**Written request:** Tell how many lines in the data below hold the string "matplotlib"; give nothing but the number.

**Exercise input:**
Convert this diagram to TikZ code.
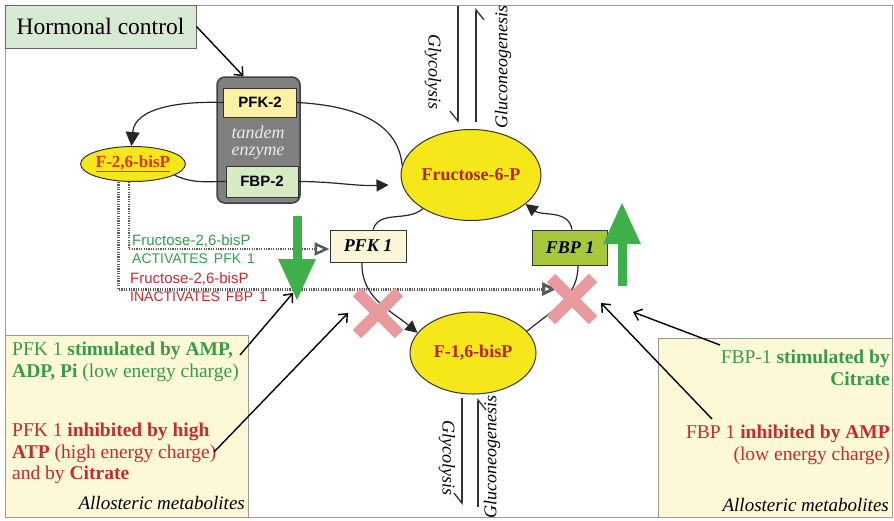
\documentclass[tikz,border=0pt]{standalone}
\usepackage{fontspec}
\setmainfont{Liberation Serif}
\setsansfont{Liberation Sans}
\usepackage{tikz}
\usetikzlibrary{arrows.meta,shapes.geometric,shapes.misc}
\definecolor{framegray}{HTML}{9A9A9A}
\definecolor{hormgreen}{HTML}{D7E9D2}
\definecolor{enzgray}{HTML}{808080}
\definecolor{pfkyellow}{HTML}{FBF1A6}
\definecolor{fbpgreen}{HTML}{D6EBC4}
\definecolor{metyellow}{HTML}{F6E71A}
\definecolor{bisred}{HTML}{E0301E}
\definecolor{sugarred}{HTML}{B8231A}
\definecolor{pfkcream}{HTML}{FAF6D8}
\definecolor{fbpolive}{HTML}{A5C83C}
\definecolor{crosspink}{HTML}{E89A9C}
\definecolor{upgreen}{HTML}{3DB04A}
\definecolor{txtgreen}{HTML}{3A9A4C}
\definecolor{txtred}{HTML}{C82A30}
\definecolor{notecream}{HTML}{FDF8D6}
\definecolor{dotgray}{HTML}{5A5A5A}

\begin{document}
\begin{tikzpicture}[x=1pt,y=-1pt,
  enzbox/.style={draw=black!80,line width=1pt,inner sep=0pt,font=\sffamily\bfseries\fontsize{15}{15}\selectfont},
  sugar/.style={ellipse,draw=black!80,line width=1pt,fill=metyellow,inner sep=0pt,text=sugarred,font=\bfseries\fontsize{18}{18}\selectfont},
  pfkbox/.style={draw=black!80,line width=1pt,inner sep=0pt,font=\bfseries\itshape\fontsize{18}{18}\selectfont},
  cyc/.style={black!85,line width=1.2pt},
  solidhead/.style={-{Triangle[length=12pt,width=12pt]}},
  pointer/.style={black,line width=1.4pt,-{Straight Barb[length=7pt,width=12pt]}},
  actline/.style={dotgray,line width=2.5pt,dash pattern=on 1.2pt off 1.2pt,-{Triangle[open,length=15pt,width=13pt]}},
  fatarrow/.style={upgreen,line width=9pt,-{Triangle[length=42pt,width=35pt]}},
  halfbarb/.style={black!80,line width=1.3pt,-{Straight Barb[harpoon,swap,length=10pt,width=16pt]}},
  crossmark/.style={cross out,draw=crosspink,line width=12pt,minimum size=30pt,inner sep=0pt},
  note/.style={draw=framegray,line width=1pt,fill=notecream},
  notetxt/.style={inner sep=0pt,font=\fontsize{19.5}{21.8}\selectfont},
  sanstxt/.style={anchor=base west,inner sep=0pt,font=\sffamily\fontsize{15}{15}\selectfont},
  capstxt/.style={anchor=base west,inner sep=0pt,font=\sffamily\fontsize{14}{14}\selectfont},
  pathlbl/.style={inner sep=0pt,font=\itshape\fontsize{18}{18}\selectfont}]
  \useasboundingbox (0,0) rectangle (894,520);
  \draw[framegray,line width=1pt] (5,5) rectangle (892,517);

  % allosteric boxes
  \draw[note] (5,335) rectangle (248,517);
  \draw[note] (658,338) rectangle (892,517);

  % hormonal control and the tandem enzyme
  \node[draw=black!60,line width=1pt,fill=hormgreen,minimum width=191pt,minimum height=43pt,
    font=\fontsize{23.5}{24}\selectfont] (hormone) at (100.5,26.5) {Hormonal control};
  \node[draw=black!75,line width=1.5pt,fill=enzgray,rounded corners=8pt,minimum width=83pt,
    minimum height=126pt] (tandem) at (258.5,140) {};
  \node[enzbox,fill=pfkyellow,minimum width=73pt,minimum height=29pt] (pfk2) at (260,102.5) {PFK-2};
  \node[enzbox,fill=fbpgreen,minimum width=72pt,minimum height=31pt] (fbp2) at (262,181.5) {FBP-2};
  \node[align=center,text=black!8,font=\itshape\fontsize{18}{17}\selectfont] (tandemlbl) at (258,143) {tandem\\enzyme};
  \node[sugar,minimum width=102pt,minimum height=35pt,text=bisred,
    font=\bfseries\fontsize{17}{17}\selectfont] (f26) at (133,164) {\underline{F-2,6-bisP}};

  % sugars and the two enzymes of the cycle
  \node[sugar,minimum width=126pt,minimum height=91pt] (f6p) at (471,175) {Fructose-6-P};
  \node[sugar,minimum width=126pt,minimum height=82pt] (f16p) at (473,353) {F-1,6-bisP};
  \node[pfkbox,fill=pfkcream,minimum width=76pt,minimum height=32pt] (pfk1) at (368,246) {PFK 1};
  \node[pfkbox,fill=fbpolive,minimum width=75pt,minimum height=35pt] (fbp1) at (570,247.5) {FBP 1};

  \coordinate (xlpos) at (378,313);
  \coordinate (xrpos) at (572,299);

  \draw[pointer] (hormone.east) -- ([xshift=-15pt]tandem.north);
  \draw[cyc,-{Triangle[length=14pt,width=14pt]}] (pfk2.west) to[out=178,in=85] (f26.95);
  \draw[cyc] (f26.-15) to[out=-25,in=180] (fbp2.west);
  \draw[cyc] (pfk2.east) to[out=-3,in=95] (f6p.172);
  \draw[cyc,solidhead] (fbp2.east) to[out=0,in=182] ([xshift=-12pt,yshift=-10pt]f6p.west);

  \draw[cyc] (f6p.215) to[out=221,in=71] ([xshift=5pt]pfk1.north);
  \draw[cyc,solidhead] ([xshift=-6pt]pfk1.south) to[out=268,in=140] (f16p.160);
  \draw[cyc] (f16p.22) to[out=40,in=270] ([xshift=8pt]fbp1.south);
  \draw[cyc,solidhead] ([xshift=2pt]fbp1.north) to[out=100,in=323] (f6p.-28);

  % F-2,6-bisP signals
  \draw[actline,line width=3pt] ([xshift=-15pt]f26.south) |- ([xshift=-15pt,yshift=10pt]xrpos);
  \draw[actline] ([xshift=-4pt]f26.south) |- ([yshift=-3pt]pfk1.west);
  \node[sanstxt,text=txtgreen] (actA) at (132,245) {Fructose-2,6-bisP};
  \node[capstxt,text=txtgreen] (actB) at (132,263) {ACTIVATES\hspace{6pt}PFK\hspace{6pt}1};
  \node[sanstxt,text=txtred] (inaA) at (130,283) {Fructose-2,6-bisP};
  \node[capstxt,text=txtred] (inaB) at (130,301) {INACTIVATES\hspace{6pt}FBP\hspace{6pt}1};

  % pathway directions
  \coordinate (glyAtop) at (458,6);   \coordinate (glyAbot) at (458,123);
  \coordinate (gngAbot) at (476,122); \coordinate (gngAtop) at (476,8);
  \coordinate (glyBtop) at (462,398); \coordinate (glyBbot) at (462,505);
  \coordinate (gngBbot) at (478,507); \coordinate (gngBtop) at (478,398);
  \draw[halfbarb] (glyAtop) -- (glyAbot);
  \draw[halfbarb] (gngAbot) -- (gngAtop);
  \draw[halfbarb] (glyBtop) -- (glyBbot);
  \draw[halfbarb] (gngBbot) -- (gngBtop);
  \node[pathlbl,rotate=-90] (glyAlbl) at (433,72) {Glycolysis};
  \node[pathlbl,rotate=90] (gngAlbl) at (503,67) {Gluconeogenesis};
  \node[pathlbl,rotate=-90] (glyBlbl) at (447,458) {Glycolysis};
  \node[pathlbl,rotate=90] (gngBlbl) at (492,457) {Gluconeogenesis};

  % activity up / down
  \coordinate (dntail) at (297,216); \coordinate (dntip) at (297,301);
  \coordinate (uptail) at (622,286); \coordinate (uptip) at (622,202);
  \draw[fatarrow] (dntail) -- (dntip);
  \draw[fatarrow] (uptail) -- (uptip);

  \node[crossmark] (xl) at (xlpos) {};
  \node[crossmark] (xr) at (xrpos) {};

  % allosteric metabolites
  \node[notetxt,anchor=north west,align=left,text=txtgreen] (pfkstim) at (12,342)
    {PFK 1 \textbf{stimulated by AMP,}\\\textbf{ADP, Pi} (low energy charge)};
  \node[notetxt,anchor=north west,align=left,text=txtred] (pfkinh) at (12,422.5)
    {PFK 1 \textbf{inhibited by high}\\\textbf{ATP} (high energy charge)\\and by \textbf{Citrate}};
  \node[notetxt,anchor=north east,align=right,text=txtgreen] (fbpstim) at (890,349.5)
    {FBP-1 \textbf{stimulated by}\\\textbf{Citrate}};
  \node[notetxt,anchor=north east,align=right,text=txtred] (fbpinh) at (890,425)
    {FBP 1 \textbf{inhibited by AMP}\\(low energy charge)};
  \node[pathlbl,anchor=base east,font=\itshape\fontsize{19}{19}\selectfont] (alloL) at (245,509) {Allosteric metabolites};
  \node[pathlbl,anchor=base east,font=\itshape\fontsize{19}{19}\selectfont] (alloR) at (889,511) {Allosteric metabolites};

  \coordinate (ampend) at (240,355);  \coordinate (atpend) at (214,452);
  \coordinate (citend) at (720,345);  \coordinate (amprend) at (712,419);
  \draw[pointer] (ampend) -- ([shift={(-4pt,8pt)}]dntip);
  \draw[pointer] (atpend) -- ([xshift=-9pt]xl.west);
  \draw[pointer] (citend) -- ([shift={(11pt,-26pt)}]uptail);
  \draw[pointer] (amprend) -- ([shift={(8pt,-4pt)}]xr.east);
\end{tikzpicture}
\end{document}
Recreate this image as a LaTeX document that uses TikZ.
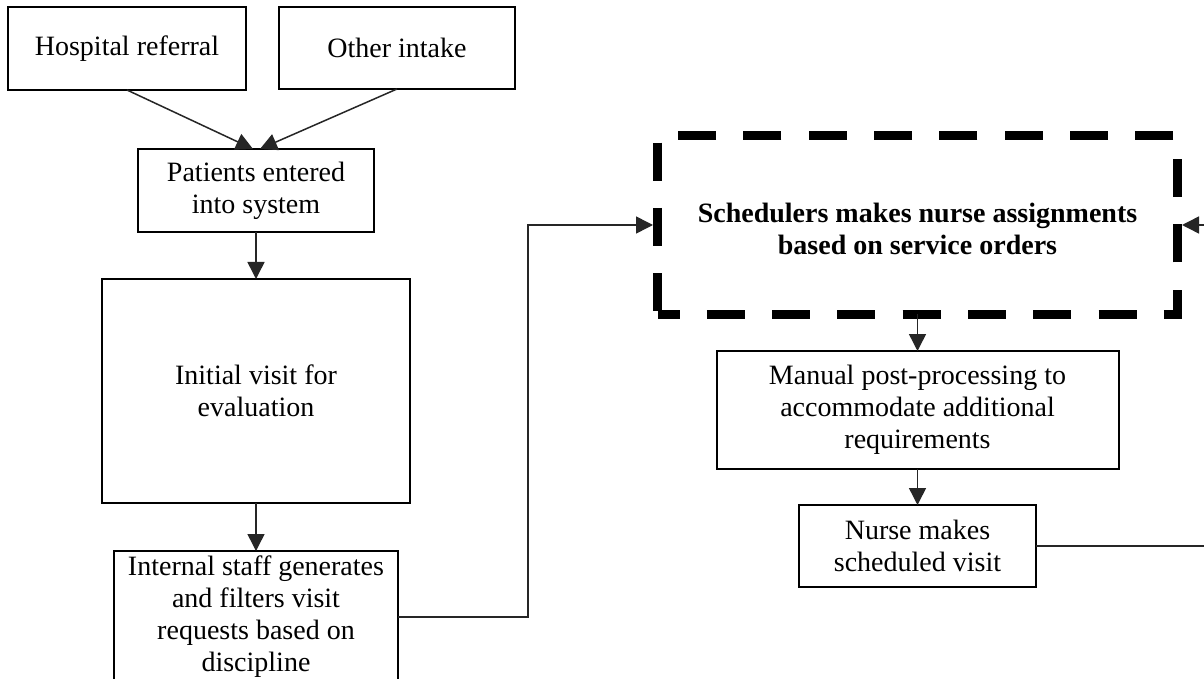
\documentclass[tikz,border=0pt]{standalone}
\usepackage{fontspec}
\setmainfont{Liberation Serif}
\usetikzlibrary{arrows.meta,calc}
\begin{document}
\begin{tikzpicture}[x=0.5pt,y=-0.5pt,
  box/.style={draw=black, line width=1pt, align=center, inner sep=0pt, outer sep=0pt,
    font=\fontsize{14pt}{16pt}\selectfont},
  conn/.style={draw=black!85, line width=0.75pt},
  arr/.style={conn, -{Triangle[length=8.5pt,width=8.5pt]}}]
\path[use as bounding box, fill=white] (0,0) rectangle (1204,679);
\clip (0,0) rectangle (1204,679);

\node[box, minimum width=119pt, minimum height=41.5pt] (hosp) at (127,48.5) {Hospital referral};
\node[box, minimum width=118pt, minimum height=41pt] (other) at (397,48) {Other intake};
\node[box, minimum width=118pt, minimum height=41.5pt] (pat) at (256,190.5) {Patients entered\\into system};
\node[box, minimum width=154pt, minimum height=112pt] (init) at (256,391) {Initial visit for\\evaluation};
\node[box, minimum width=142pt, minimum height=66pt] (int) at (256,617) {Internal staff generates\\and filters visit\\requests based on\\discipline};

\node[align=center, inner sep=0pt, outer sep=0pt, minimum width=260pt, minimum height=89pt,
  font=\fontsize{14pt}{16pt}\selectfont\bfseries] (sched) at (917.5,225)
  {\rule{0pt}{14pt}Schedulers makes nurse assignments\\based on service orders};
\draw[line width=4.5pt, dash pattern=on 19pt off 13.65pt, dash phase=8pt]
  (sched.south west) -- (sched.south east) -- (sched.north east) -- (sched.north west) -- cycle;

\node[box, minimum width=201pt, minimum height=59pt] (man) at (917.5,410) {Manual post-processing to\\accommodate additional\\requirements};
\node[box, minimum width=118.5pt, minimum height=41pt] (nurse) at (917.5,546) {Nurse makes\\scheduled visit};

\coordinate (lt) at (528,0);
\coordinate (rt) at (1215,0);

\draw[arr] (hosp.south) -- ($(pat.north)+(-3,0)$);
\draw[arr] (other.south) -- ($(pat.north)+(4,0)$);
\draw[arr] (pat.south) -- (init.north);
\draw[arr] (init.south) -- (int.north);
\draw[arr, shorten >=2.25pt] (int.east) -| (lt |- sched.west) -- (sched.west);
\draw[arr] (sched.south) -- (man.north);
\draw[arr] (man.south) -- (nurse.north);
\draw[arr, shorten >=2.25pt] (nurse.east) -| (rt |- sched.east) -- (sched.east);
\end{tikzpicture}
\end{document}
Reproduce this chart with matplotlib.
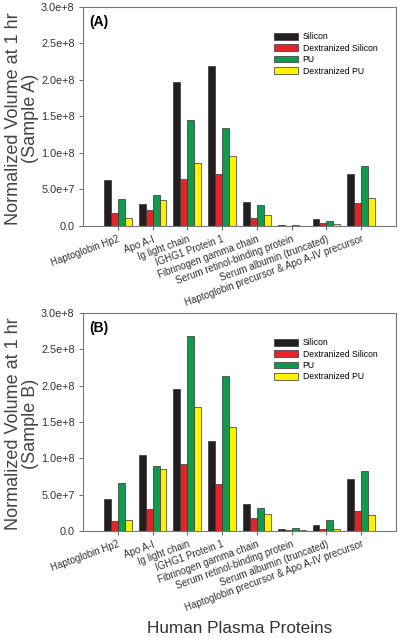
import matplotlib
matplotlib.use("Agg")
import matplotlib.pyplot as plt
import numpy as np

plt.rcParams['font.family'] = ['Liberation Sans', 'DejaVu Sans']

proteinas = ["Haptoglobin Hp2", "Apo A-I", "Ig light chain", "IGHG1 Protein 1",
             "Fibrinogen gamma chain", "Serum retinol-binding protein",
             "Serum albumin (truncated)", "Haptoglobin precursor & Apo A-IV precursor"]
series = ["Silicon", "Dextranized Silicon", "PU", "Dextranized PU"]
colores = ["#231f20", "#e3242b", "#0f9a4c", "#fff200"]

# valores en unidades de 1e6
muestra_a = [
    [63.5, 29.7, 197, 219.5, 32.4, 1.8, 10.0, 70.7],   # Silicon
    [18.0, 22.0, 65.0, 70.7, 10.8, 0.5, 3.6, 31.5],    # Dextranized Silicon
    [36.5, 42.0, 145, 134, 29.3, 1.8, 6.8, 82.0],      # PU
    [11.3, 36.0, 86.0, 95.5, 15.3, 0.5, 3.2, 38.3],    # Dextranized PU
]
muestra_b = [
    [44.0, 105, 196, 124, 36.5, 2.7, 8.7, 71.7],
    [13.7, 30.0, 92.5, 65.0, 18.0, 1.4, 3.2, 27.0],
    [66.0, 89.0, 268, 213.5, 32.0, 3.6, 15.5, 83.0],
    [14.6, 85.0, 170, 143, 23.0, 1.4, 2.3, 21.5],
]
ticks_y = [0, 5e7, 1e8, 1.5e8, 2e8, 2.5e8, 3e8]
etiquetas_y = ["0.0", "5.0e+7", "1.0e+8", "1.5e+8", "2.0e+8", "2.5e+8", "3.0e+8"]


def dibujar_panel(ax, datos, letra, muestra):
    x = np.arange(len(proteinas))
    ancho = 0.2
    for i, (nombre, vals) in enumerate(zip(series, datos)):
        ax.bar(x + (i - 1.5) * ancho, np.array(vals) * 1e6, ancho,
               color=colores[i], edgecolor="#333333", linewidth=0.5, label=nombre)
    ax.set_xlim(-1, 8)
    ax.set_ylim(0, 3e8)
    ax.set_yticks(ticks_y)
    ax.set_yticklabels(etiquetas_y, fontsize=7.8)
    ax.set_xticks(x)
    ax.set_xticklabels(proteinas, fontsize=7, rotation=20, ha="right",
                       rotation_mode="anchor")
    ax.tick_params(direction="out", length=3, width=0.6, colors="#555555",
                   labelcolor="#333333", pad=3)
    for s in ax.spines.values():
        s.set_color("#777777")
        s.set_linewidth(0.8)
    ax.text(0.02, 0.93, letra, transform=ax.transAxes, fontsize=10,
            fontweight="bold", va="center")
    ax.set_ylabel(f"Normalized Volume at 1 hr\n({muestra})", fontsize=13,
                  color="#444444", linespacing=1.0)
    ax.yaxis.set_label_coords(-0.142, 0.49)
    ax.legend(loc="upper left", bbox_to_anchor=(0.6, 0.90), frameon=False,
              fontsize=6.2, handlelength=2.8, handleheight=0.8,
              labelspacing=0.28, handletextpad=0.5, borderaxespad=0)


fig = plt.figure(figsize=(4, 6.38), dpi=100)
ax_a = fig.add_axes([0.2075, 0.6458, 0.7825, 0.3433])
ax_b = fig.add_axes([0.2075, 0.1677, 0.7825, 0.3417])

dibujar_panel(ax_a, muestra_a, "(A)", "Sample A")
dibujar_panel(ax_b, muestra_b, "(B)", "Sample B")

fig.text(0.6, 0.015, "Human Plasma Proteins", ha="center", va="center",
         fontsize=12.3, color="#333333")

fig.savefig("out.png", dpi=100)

**Final result:** 4